THE BC NDP said on Wednesday that a re-elected John Horgan government would introduce and pass accessibility legislation in the first legislative session.
“Accessibility legislation is a matter of human rights, empowering people who live with a disability to be fully included in society,” said Spring Hawes, the BC NDP candidate for Kelowna-West, and a long-time advocate for people living with disabilities. “For too long, we’ve lived with a system where the only way to make any advances for people with disabilities is for someone to complain about it. That is no way to deal with matters of basic human rights.
“A true accessibility act must also have accountability measures,” said Hawes. “Our community needs to know that the government has its back. I know that BC NDP values include a true commitment to diversity, and that includes our community.”
The NDP said that following an extensive public consultation across the province last fall, a re-elected Horgan government is committed to taking action on what we heard from people living with disabilities, their families, and advocates. The act will follow a legislative framework informed by the principles of the United Nations Convention on the Rights of Persons with Disabilities and complement the federal Accessible Canada Act. It will work towards the creation of accessibility standards in areas such as service delivery, employment (including hiring and retention), the built environment (using the lens of universal design), communication and transportation.
A re-elected NDP government commits to ensuring that the people living with disabilities will play a key role in the development of these standards. The legislation would build on work begun by the BC NDP government through 2019 and 2020.
Shane Simpson, the retiring minister for Social Development and Poverty Reduction, said the driving factor behind the government’s plans to move in the direction of legislation is to go beyond educating and awareness about people with disabilities and to create a culture of inclusion where barriers are eliminated, and everyone feels welcome.
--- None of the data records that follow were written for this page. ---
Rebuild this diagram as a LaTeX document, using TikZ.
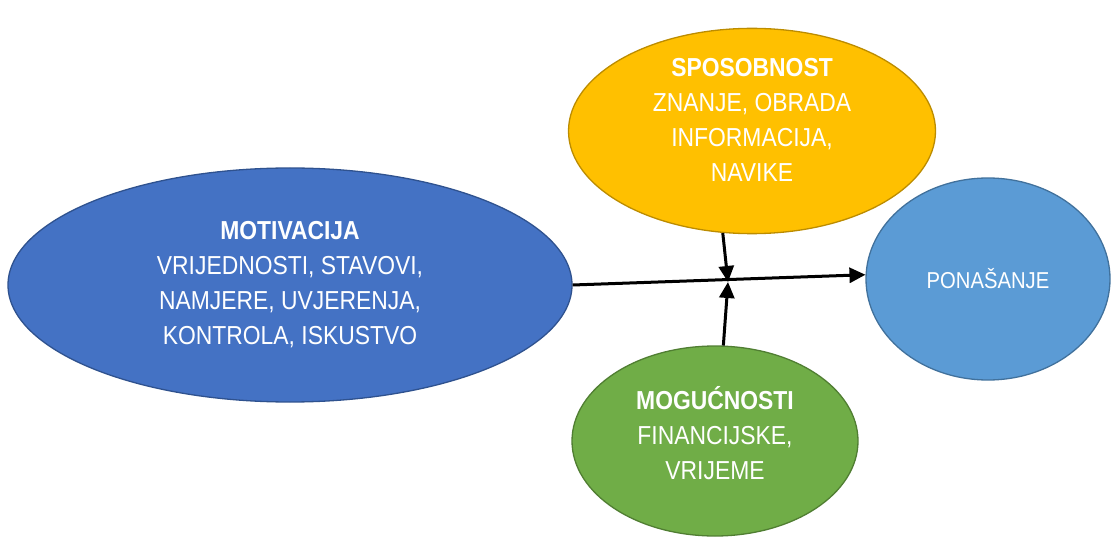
\documentclass[tikz,border=0pt]{standalone}
\usepackage{fontspec}
\setmainfont{Liberation Sans}[FakeStretch=0.88]
\usetikzlibrary{shapes.geometric,arrows.meta}

\definecolor{plava}{HTML}{4472C4}
\definecolor{plavarub}{HTML}{2F528F}
\definecolor{zuta}{HTML}{FFC000}
\definecolor{zutarub}{HTML}{BC8C00}
\definecolor{zelena}{HTML}{70AD47}
\definecolor{zelenarub}{HTML}{507E32}
\definecolor{svijetla}{HTML}{5B9BD5}
\definecolor{svijetlarub}{HTML}{41719C}

\begin{document}
\begin{tikzpicture}[x=1pt, y=-1pt, thick]
	% Stilovi za elipse i strelice
	\tikzset{elipsa/.style={ellipse, draw, line width=1.3pt, inner sep=0pt, align=center, text=white, font=\fontsize{26}{35}\selectfont},
		strelica/.style={line width=3pt, -{Triangle[length=16pt, width=15pt]}}}
	\useasboundingbox (0,0) rectangle (1111,537);
	
	% Elipse (cimbenici ponasanja)
	\node[elipsa, fill=plava, draw=plavarub, minimum width=564, minimum height=234] (motivacija) at (290,285) {\textbf{MOTIVACIJA}\\VRIJEDNOSTI, STAVOVI,\\NAMJERE, UVJERENJA,\\KONTROLA, ISKUSTVO};
	\node[elipsa, fill=zuta, draw=zutarub, minimum width=367, minimum height=204, text depth=22pt] (sposobnost) at (752,131) {\textbf{SPOSOBNOST}\\ZNANJE, OBRADA\\INFORMACIJA,\\NAVIKE};
	\node[elipsa, fill=zelena, draw=zelenarub, minimum width=286, minimum height=190, text depth=16pt] (mogucnosti) at (715,441) {\textbf{MOGUĆNOSTI}\\FINANCIJSKE,\\VRIJEME};
	\node[elipsa, fill=svijetla, draw=svijetlarub, minimum width=244, minimum height=202, font=\fontsize{23}{28}\selectfont] (ponasanje) at (988,279) {PONAŠANJE};
	
	% Spoj strelica
	\coordinate (spoj) at (728,282);
	
	% Strelice
	\draw[strelica] (motivacija.east) -- (ponasanje.178);
	\draw[strelica] (sposobnost.254) -- (spoj);
	\draw[strelica] (mogucnosti.85) -- (spoj);
\end{tikzpicture}
\end{document}
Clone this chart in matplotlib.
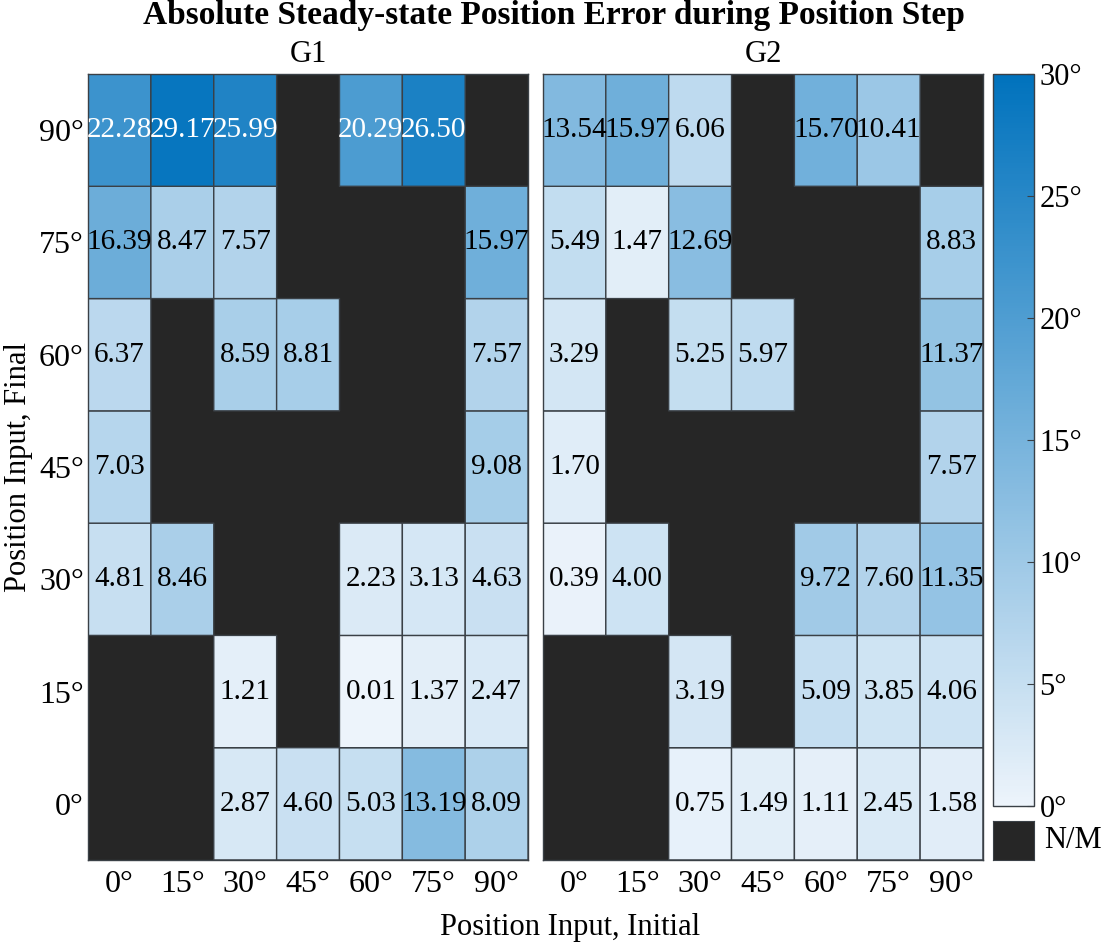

“People living with disabilities told us through the engagement process that the goal needed to be more than just removing barriers to accessibility; it needed to be about full inclusion,” said Simpson, who is retiring after four terms in the legislature. “And they told us that while the community welcomed the federal legislation, the provincial act needed to expand beyond the public sector and include the private sector when it comes to setting standards.”
The BC NDP also reaffirmed its commitment to its 10-year, 114,000 homes pledge, emphasizing that those homes will include homes for people living with disabilities. In addition to new builds, we will extend The Right Fit program, which matches people with appropriate housing.
“Building a recovery that works for everyone means that our housing plan must include housing for people with disabilities,” said Coquitlam-Maillardville BC NDP candidate Selina Robinson, who was the Housing Minister prior to the election. “We’ve started that work, but we have so much more to do.”